I agree that this looks a bit out of place in the proposal. However, including a standard execution function in the account interface enables the very desirable characteristic of having a standard interface for interacting with all token bound accounts regardless of the underlying implementation code. Without a standard execution interface you would need some form of interface detection to determine how to execute calls from different account implementations, which would get messy quickly and make the proposal more difficult to adopt. Definitely not married to the current execution function signature though, so open to suggestions there.
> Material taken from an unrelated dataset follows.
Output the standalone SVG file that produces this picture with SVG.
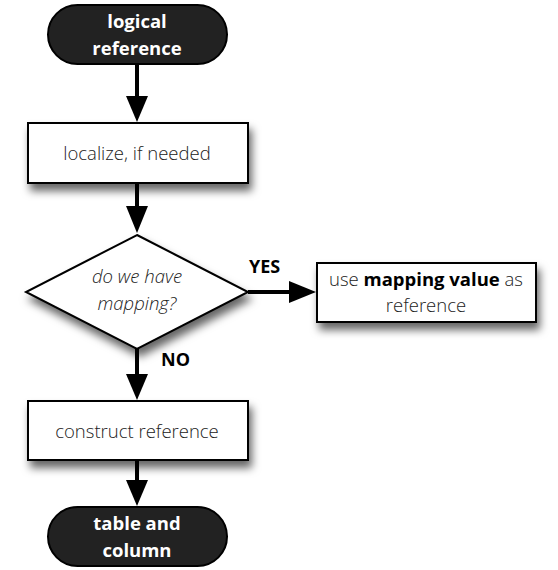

You can definitely query the owner directly from the token contract given the token information. However, this function serves two purposes in the proposal. First, as above, it gives a standard interface for interacting with accounts. Second, it makes token bound accounts somewhat compatible with existing infrastructure built around ownable contracts. This may be useful for supporting token bound accounts in some legacy applications. If this proposal is expanded to support semi-fungible tokens, this interface may change and the current owner function would be removed in favor of something like isOwner(address) returns (bool).

This is true for single-chain applications, but including the chainId as a parameter allows wallet implementations wishing to implement cross-chain compatibility to do so. Hardcoding block.chainid removes that possibility.

Having the ability to support any implementation is actually a very important characteristic of this proposal because it allows for client diversity in wallet implementations. If the registry provided a static wallet implementation, it would either be immutable and thus not able to adapt to improvements in the smart contract account ecosystem, or it would be upgradable and thus pose an unacceptable centralization risk. By allowing for arbitrary smart contract implementations that adhere to this standard to be bound to an NFT, this allows the ecosystem to continuously experiment with different approaches to token bound accounts in a fully decentralized manner.

Additionally, since the holder of an NFT has sovereignty over their asset, it would stand to reason that sovereignty would extend to choosing which wallet implementation they would like to use. By allowing arbitrary implementations, applications wishing to adopt this standard but support only a single implementation are free to do so. However, by restricting to a single implementation at the registry level, the reverse would not be true.

Hope this answers your questions! I think there are some really neat applications to be built around accounts bound to a canonical name, and would love to ensure that there are broadly adopted standards that can support this use case.